Focus Areas
I work with adults 18 and older and often support clients in the following areas. These are described here in a more lived and experiential way, because many people do not come to therapy thinking first in diagnostic terms. They come because something hurts, feels heavy, or no longer fits.
When life feels heavy, driven, or hard to hold
You may look capable on the outside while inwardly feeling anxious, pressured, self-critical, restless, or unable to settle. You may be used to pushing through, staying productive, or holding yourself to exacting standards, even when part of you is tired and longing for relief.
When closeness feels complicated
You may want connection deeply and still find yourself bracing against it. Old attachment wounds can show up as fear of vulnerability, difficulty trusting, loneliness in relationships, or painful patterns of pursuing, withdrawing, pleasing, or protecting yourself before you can be hurt.
When the past still lives in the present
Some experiences do not stay neatly in the past.

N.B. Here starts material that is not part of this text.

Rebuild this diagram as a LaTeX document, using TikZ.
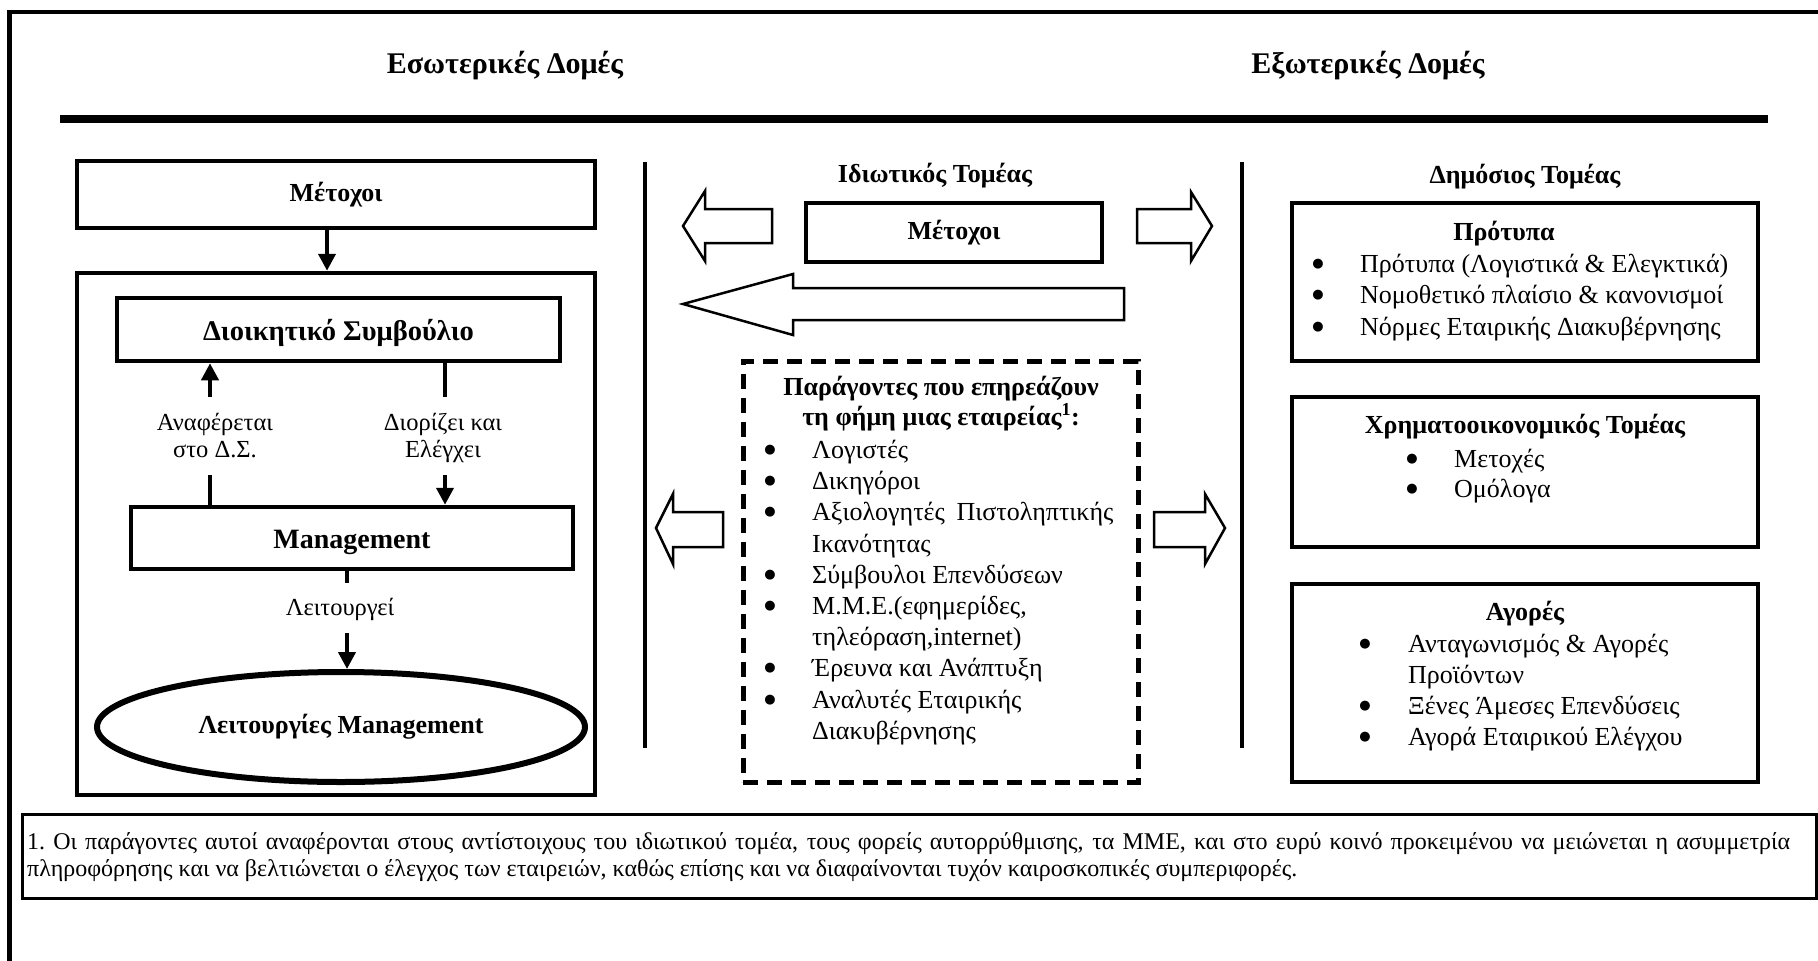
\documentclass[tikz,border=0pt]{standalone}
\usepackage{fontspec}
\setmainfont{Liberation Serif}
\newfontfamily\discfont{DejaVu Sans}
\usetikzlibrary{arrows.meta,shapes.geometric}
\tikzset{
  outerframe/.style={line width=4.5pt, line join=miter},
  panel/.style={draw, line width=4.5pt, inner sep=0pt},
  dashedpanel/.style={draw, line width=5pt, dash pattern=on 15pt off 9pt, inner sep=0pt},
  headtext/.style={font=\fontsize{30}{34}\selectfont\bfseries, inner sep=0pt, anchor=base},
  boxtitle/.style={font=\fontsize{26}{30}\selectfont\bfseries},
  titletext/.style={font=\fontsize{26}{30}\selectfont\bfseries, inner sep=0pt, anchor=base},
  bodytext/.style={font=\fontsize{26}{31}\selectfont, inner sep=0pt, anchor=base west},
  bulletmark/.style={font=\discfont\fontsize{13}{14}\selectfont, inner sep=0pt, anchor=center, yshift=8pt},
  smalltext/.style={font=\fontsize{24.5}{28}\selectfont, inner sep=0pt, anchor=base},
  notetext/.style={font=\fontsize{24}{28}\selectfont, inner sep=0pt, anchor=base west},
  connector/.style={line width=4pt},
  flowarrow/.style={line width=4pt, -{Triangle[length=17pt,width=17pt]}},
  blockarrow/.style={draw, line width=2.5pt, line join=miter, fill=white},
}
\begin{document}
\begin{tikzpicture}[x=1pt,y=-1pt]
\useasboundingbox (0,0) rectangle (1818,961);

% outer frame and header rule
\draw[outerframe] (9.5,1000) -- (9.5,12) -- (1840,12);
\draw[line width=8.5pt] (60,119) -- (1768,119);
\node[headtext] (hin) at (505,73) {Εσωτερικές Δομές};
\node[headtext] (hex) at (1368,73) {Εξωτερικές Δομές};

% ---------- internal structures ----------
\node[panel, boxtitle, minimum width=518pt, minimum height=67pt] (m1) at (336,194.5) {Μέτοχοι};
\node[panel, minimum width=518pt, minimum height=522pt] (big) at (336,534) {};
\node[panel, boxtitle, font=\fontsize{28.5}{32}\selectfont\bfseries, text height=21pt, text depth=0pt,
      minimum width=443pt, minimum height=63pt] (ds) at (338.5,329.5) {Διοικητικό Συμβούλιο};
\node[panel, boxtitle, font=\fontsize{28}{32}\selectfont\bfseries, text height=20pt, text depth=0pt,
      minimum width=442pt, minimum height=62pt] (mg) at (352,538) {Management};
\node[draw, ellipse, line width=6pt, inner sep=0pt, boxtitle, minimum width=488pt, minimum height=110pt] (ell) at (341,727) {Λειτουργίες Management};

\draw[flowarrow] ([xshift=-9pt]m1.south) -- ([xshift=-9pt]big.north);

\coordinate (ul1) at (210,397);
\coordinate (ul2) at (210,475);
\coordinate (rl1) at (445,397);
\coordinate (rl2) at (445,475);
\draw[flowarrow] (ul1) -- (ul1 |- ds.south);
\draw[connector] (ul2) -- (ul2 |- mg.north);
\draw[connector] (rl1 |- ds.south) -- (rl1);
\draw[flowarrow] (rl2) -- (rl2 |- mg.north);

\node[smalltext] (lr1) at (215,430) {Αναφέρεται};
\node[smalltext] (lr2) at (215,457) {στο Δ.Σ.};
\node[smalltext] (ld1) at (443,430) {Διορίζει και};
\node[smalltext] (ld2) at (443,457) {Ελέγχει};

\coordinate (st) at (347,583);
\coordinate (ar) at (347,633);
\draw[connector] (st |- mg.south) -- (st);
\node[smalltext] (lw) at (340,615) {Λειτουργεί};
\draw[flowarrow] (ar) -- (ar |- ell.north);

% ---------- private sector ----------
\draw[line width=4.5pt] (645,162) -- (645,748);
\draw[line width=4.5pt] (1242,162) -- (1242,748);
\node[titletext] (priv) at (935,182) {Ιδιωτικός Τομέας};
\node[panel, boxtitle, minimum width=296pt, minimum height=59pt] (m2) at (954,232.5) {Μέτοχοι};

\draw[blockarrow] (683,226) -- (705,191) -- (705,209) -- (772,209) -- (772,243) -- (705,243) -- (705,261) -- cycle;
\draw[blockarrow] (1137,209) -- (1191,209) -- (1191,192) -- (1212,226) -- (1191,261) -- (1191,243) -- (1137,243) -- cycle;
\draw[blockarrow] (683,304) -- (793,274) -- (793,288) -- (1124,288) -- (1124,320) -- (793,320) -- (793,335) -- cycle;
\draw[blockarrow] (656,528) -- (673,494) -- (673,512) -- (723,512) -- (723,547) -- (673,547) -- (673,564) -- cycle;
\draw[blockarrow] (1154,512) -- (1205,512) -- (1205,494) -- (1225,528) -- (1205,564) -- (1205,547) -- (1154,547) -- cycle;

\node[dashedpanel, minimum width=395pt, minimum height=421pt] (fac) at (940.5,571.5) {};
\node[titletext] (ft1) at (941,395) {Παράγοντες που επηρεάζουν};
\node[titletext] (ft2) at (941,425) {τη φήμη μιας εταιρείας\textsuperscript{1}:};
\foreach \y in {458,489,520,583,614,676,708}
  \node[bulletmark] (fb\y) at (770,\y) {●};
\node[bodytext] (f1) at (812,458) {Λογιστές};
\node[bodytext] (f2) at (812,489) {Δικηγόροι};
\node[bodytext] (f3) at (812,520) {Αξιολογητές\hspace{0.45em}Πιστοληπτικής};
\node[bodytext] (f3b) at (812,552) {Ικανότητας};
\node[bodytext] (f4) at (812,583) {Σύμβουλοι Επενδύσεων};
\node[bodytext] (f5) at (812,614) {Μ.Μ.Ε.(εφημερίδες,};
\node[bodytext] (f5b) at (812,645) {τηλεόραση,internet)};
\node[bodytext] (f6) at (812,676) {Έρευνα και Ανάπτυξη};
\node[bodytext] (f7) at (812,708) {Αναλυτές Εταιρικής};
\node[bodytext] (f7b) at (812,739) {Διακυβέρνησης};

% ---------- public sector ----------
\node[titletext] (pub) at (1525,183) {Δημόσιος Τομέας};

\node[panel, minimum width=466pt, minimum height=158pt] (std) at (1525,282) {};
\node[titletext] (stdt) at (1504,240) {Πρότυπα};
\foreach \y in {272,303,335}
  \node[bulletmark] (sb\y) at (1318,\y) {●};
\node[bodytext] (s1) at (1360,272) {Πρότυπα (Λογιστικά \& Ελεγκτικά)};
\node[bodytext] (s2) at (1360,303) {Νομοθετικό πλαίσιο \& κανονισμοί};
\node[bodytext] (s3) at (1360,335) {Νόρμες Εταιρικής Διακυβέρνησης};

\node[panel, minimum width=466pt, minimum height=150pt] (fin) at (1525,472) {};
\node[titletext] (fint) at (1525,433) {Χρηματοοικονομικός Τομέας};
\foreach \y in {467,497}
  \node[bulletmark] (cb\y) at (1412,\y) {●};
\node[bodytext] (c1) at (1454,467) {Μετοχές};
\node[bodytext] (c2) at (1454,497) {Ομόλογα};

\node[panel, minimum width=466pt, minimum height=198pt] (mkt) at (1525,683) {};
\node[titletext] (mktt) at (1525,620) {Αγορές};
\foreach \y in {652,714,745}
  \node[bulletmark] (kb\y) at (1365,\y) {●};
\node[bodytext] (k1) at (1408,652) {Ανταγωνισμός \& Αγορές};
\node[bodytext] (k1b) at (1408,683) {Προϊόντων};
\node[bodytext] (k2) at (1408,714) {Ξένες Άμεσες Επενδύσεις};
\node[bodytext] (k3) at (1408,745) {Αγορά Εταιρικού Ελέγχου};

% ---------- footnote ----------
\node[draw, line width=3pt, inner sep=0pt, minimum width=1794pt, minimum height=84pt] (note) at (919,856) {};
\node[notetext] (n1) at (27,849) {\makebox[1763pt][s]{1.\ Οι παράγοντες αυτοί αναφέρονται στους αντίστοιχους του ιδιωτικού τομέα, τους φορείς αυτορρύθμισης, τα ΜΜΕ, και στο ευρύ κοινό προκειμένου να μειώνεται η ασυμμετρία}};
\node[notetext] (n2) at (27,876) {πληροφόρησης και να βελτιώνεται ο έλεγχος των εταιρειών, καθώς επίσης και να διαφαίνονται τυχόν καιροσκοπικές συμπεριφορές.};
\end{tikzpicture}
\end{document}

Trauma, emotional neglect, unresolved grief, or chronic overwhelm can continue to shape the nervous system, sense of self, and capacity for safety, rest, and connection. Therapy can help create a different kind of relationship to what has been carried alone.

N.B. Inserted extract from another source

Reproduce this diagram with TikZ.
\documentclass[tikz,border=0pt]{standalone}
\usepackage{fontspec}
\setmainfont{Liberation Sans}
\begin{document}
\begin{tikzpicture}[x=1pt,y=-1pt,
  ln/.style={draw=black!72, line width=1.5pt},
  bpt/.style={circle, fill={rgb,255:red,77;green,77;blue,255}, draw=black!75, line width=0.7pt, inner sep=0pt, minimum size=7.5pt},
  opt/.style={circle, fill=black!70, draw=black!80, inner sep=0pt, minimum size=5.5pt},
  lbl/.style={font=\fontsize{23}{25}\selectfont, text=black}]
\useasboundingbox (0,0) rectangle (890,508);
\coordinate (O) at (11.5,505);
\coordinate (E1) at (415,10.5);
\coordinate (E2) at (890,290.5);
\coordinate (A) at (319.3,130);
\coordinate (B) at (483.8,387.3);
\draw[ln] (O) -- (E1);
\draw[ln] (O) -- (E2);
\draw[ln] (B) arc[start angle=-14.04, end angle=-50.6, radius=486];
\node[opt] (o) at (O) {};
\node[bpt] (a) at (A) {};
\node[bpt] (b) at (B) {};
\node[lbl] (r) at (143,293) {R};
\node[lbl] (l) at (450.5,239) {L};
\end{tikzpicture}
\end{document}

When you are in a season of change
Sometimes people come to therapy because an old way of being no longer fits. Life transitions can stir grief, uncertainty, identity questions, and disorientation, even when the change is wanted. This may include shifts in relationship, work, family, aging, faith, or a deeper sense of self.
When food, body, or self-worth feel painfully entangled
Disordered eating and body distress are often about far more than food. They may hold shame, control, longing, fear, protection, and deeply internalized beliefs about worth. Therapy can offer a compassionate place to understand what these struggles are trying to manage and what healing might make possible.
When grief has many forms
Grief may arise through death, relational loss, estrangement, changing roles, unrealized hopes, or the life you thought you would have. Not all grief is obvious from the outside. Therapy can make room for sorrow, tenderness, anger, and meaning-making at a pace that feels human and bearable.
When perimenopause or menopause is touching more than the body
I also have a special interest in working with women navigating the emotional aspects of perimenopause and menopause. This season of life often brings more than physical change. It can stir grief, vulnerability, identity questions, body image concerns, emotional sensitivity, relationship strain, or a feeling that something once familiar no longer fits. Therapy can offer a steady place to make sense of these changes with compassion, honesty, and depth.
When you are the one others depend on
I especially value working with therapists, helping professionals, athletes, and other high-capacity individuals who are accustomed to being strong for others. Sometimes the people who function most competently in the world are also the ones least accustomed to having a place where they can lay that role down and be fully met in their own experience.